Sintra almost felt like a small Ozark town: lush, mountains, and old buildings that wound up the road up the mountain. Some were even little houses turned into restaurants. We ate at one such place, with once again, fantastic food as with every place we ate in Portugal. It had a rustic charm, but not like "old Europe" charm, more like a newer-old, almost a little bohemian. My sandwich was packed with pear, turkey, cheese and a balsamic dressing.
The first palace we visited was Quinta da Regaleira. This was recommended to me by a teacher at my school who described it as a "fairy castle." Well said. Because you can read the history in the Wikipedia link, I'll save you the details. The main pleasure was it's uniqueness to any place I've ever been. In traveling, you can see castles that are pretty with decorations, some churches have critical turn-in-the-trade architecture, some palaces are so studded with wealth it's hard to comprehend. However, this one, while not so much decorated on in the inside or even an impressive display of wealth, had...quarks. One room had solid walls of books with a mirror around the edge, giving you the sensation that the platform in the middle of the floor was floating. The guidebook said there were connections to the Templars and that the grounds/palace were designed in such a way to "distract the devil from the treasures with pleasures to mislead him." This also had ties to Wagner's Black Swan so the pond out front was outfitted with its own pair. The best part is that outside among the chapel, statues, and gardens, there are subterranean tunnels. One that started behind a statue in the wall led to a tower that had a secret door at the top, and led down to a pond where you could walk across stones in the water.
This disturbance in the algae was caused by a little kid from a class falling in right in front of me. I tried so hard to suppress a laugh. Thankfully it was only about waste deep.

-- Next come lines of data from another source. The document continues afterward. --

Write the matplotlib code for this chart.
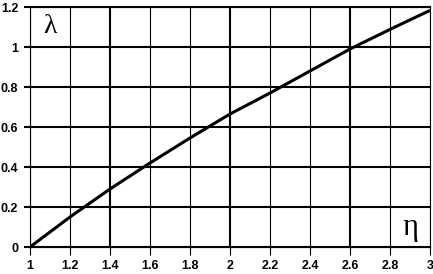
import matplotlib.pyplot as plt

# data
eta = [1.0, 1.2, 1.4, 1.6, 1.8, 2.0, 2.2, 2.4, 2.6, 2.8, 3.0]
lam = [0.0, 0.15, 0.29, 0.42, 0.545, 0.665, 0.77, 0.88, 0.99, 1.088, 1.183]

xticks = [1, 1.2, 1.4, 1.6, 1.8, 2, 2.2, 2.4, 2.6, 2.8, 3]
xlabels = ['1', '1.2', '1.4', '1.6', '1.8', '2', '2.2', '2.4', '2.6', '2.8', '3']
yticks = [0, 0.2, 0.4, 0.6, 0.8, 1, 1.2]
ylabels = ['0', '0.2', '0.4', '0.6', '0.8', '1', '1.2']

plt.rcParams['font.family'] = ['Liberation Sans', 'DejaVu Sans']

fig = plt.figure(figsize=(4.33, 2.74), dpi=100)
ax = fig.add_axes([30 / 433, 27 / 274, 400 / 433, 240 / 274])

ax.plot(eta, lam, color='black', lw=2.2, solid_capstyle='butt', zorder=3)

ax.set_xlim(1, 3)
ax.set_ylim(0, 1.2)
ax.set_xticks(xticks)
ax.set_xticklabels(xlabels, fontweight='bold', fontsize=9)
ax.set_yticks(yticks)
ax.set_yticklabels(ylabels, fontweight='bold', fontsize=9)

# grid
for y in yticks:
    ax.axhline(y, color='black', lw=1.5, zorder=1, clip_on=False)
for x in xticks:
    w = 1.5 if x in (1.4, 2, 2.6) else 0.8
    ax.axvline(x, color='black', lw=w, zorder=1)

ax.tick_params(axis='y', length=4.5, width=1.5, pad=4, color='black')
ax.tick_params(axis='x', length=6, width=0.8, pad=3.5, color='black')
for s in ax.spines.values():
    s.set_linewidth(0.8)

ax.text(1.1, 1.1, '\u03bb', fontsize=20, family=['Liberation Serif', 'DejaVu Serif'],
        ha='center', va='center')
ax.text(2.9, 0.095, '\u03b7', fontsize=22, family=['Liberation Serif', 'DejaVu Serif'],
        ha='center', va='center')

fig.savefig('out.png', dpi=100)
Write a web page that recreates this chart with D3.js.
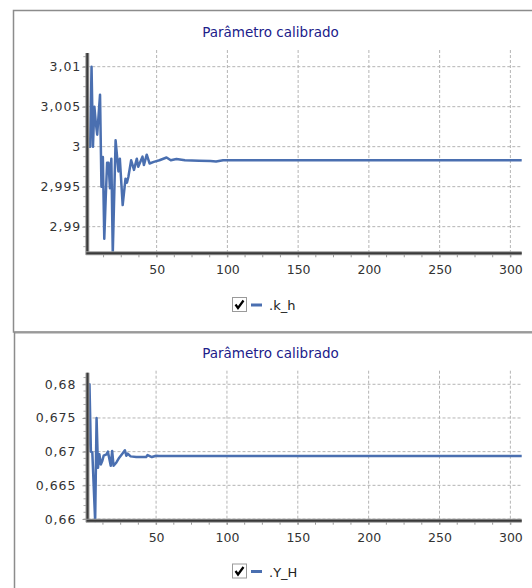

Our next stop was the Palácio Nacional da Pena. Its mountaintop seat offered beautiful views of the valley and the Moorish fort just across the way. It had a whimsical, romantic, dainty style with every inch covered in color and tiles. That's what I like about the Portuguese: a unabashed compulsion to cover any and everything with decoration, color, and craft. The furniture and decorations were all still in place and made me wonder, "Who, again, are these Portuguese?" It's not a country whose monarchy or history gets much studied attention, but they had something good going to build such ornate and delightful places. Sadly, taking photos was not allowed inside.